Recorded information
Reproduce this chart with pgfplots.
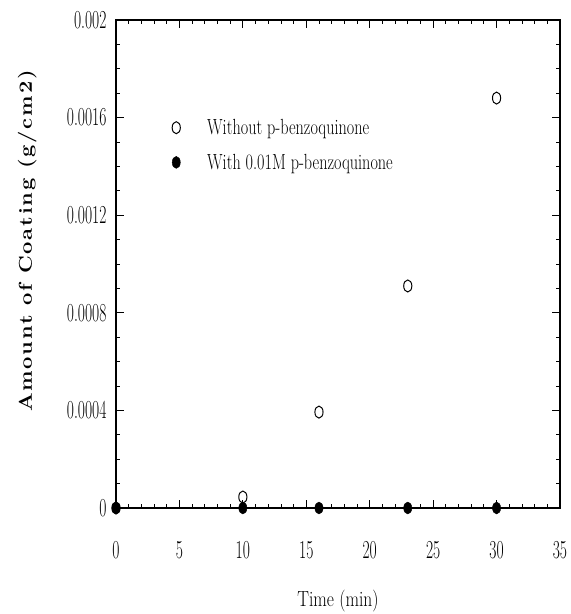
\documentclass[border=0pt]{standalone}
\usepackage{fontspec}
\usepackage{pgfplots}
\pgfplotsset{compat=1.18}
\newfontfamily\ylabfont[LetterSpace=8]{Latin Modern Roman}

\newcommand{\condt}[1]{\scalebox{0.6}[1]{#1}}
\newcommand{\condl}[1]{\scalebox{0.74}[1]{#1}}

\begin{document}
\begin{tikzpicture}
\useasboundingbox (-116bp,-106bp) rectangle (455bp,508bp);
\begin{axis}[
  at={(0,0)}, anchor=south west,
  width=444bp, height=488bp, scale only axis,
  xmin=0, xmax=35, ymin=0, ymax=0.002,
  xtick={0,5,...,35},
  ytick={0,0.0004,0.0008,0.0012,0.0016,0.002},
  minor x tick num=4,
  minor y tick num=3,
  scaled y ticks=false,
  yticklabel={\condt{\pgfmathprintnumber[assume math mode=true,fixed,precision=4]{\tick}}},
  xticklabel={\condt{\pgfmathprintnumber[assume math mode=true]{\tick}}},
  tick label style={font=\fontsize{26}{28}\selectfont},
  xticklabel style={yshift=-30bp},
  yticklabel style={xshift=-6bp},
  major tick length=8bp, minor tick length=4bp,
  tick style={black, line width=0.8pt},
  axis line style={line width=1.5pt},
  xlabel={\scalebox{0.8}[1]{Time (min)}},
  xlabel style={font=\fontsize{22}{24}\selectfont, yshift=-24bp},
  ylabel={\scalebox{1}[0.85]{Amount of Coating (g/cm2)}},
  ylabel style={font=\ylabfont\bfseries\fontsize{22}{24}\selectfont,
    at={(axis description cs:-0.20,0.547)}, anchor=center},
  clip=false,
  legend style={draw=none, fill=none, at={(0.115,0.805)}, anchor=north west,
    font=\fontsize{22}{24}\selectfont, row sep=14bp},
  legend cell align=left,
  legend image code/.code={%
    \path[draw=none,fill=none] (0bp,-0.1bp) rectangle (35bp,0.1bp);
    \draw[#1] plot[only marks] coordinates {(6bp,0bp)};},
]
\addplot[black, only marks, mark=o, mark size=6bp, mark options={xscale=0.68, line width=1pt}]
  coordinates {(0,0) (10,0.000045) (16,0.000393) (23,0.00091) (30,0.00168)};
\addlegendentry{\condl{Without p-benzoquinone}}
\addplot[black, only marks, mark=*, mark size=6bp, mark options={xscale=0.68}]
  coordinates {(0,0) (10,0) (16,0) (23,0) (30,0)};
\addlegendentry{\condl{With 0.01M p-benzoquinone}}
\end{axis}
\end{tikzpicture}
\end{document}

Exercise brief
Write the lines above out again exactly, without any of their pictures.

Task answer
Reproduce this chart with pgfplots.
\documentclass[border=0pt]{standalone}
\usepackage{fontspec}
\usepackage{pgfplots}
\pgfplotsset{compat=1.18}
\newfontfamily\ylabfont[LetterSpace=8]{Latin Modern Roman}

\newcommand{\condt}[1]{\scalebox{0.6}[1]{#1}}
\newcommand{\condl}[1]{\scalebox{0.74}[1]{#1}}

\begin{document}
\begin{tikzpicture}
\useasboundingbox (-116bp,-106bp) rectangle (455bp,508bp);
\begin{axis}[
  at={(0,0)}, anchor=south west,
  width=444bp, height=488bp, scale only axis,
  xmin=0, xmax=35, ymin=0, ymax=0.002,
  xtick={0,5,...,35},
  ytick={0,0.0004,0.0008,0.0012,0.0016,0.002},
  minor x tick num=4,
  minor y tick num=3,
  scaled y ticks=false,
  yticklabel={\condt{\pgfmathprintnumber[assume math mode=true,fixed,precision=4]{\tick}}},
  xticklabel={\condt{\pgfmathprintnumber[assume math mode=true]{\tick}}},
  tick label style={font=\fontsize{26}{28}\selectfont},
  xticklabel style={yshift=-30bp},
  yticklabel style={xshift=-6bp},
  major tick length=8bp, minor tick length=4bp,
  tick style={black, line width=0.8pt},
  axis line style={line width=1.5pt},
  xlabel={\scalebox{0.8}[1]{Time (min)}},
  xlabel style={font=\fontsize{22}{24}\selectfont, yshift=-24bp},
  ylabel={\scalebox{1}[0.85]{Amount of Coating (g/cm2)}},
  ylabel style={font=\ylabfont\bfseries\fontsize{22}{24}\selectfont,
    at={(axis description cs:-0.20,0.547)}, anchor=center},
  clip=false,
  legend style={draw=none, fill=none, at={(0.115,0.805)}, anchor=north west,
    font=\fontsize{22}{24}\selectfont, row sep=14bp},
  legend cell align=left,
  legend image code/.code={%
    \path[draw=none,fill=none] (0bp,-0.1bp) rectangle (35bp,0.1bp);
    \draw[#1] plot[only marks] coordinates {(6bp,0bp)};},
]
\addplot[black, only marks, mark=o, mark size=6bp, mark options={xscale=0.68, line width=1pt}]
  coordinates {(0,0) (10,0.000045) (16,0.000393) (23,0.00091) (30,0.00168)};
\addlegendentry{\condl{Without p-benzoquinone}}
\addplot[black, only marks, mark=*, mark size=6bp, mark options={xscale=0.68}]
  coordinates {(0,0) (10,0) (16,0) (23,0) (30,0)};
\addlegendentry{\condl{With 0.01M p-benzoquinone}}
\end{axis}
\end{tikzpicture}
\end{document}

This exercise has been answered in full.